LOS ANGELES (Business Insider) — In 1987, a 32-year-old Annie Safoian moved to Los Angeles from Armenia with her husband, Hovig, and their 9-year-old son, Tony.
Today and she and her family run an LA tech company called SADA Systems, a thriving Google and Microsoft reseller expected to do $65 million in revenue this year, she tells us.
And she has been fending off a constant stream of offers to acquire the company, for a healthy multiple over revenues. She wouldn’t tell us how much money she’s been offered, but given the market, offers have likely ranged from hundreds of millions of dollars to as high as half a billion, we understand.
But she likes her job and her company, worries a sale wouldn’t be good for employees, and simply doesn’t care that much about the loot.
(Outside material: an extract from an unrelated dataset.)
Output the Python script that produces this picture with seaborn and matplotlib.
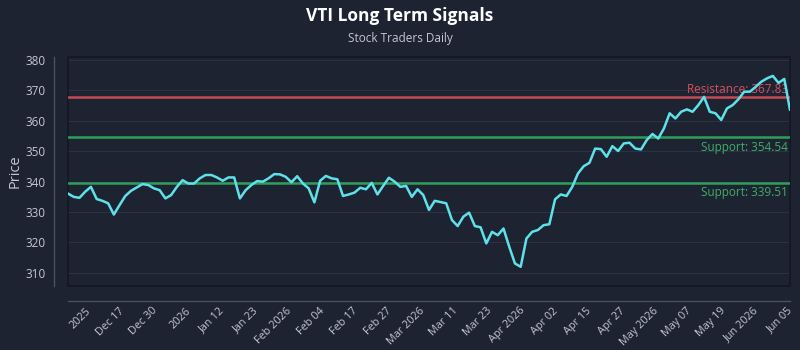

“We have discussed selling within the family. Everybody wants to buy us. We are in our 60’s, our son is 38 years old. He’s the CEO, my husband is CTO. We’ve been all together here and working all these years,” she says. “If we sell this company and get more money in our bank account, we would still have to do something. My son is very young. We are still so passionate about this technology. It’s never boring, but so exciting every single day. Why would I sell?”
Back in 1987, when the Safoians first moved to America, she couldn’t have predicted her success. Her English was mediocre, she had no technical training and she wasn’t exactly sure what she was going to do for a living. But she knew she loved her new home country and became a citizen right away.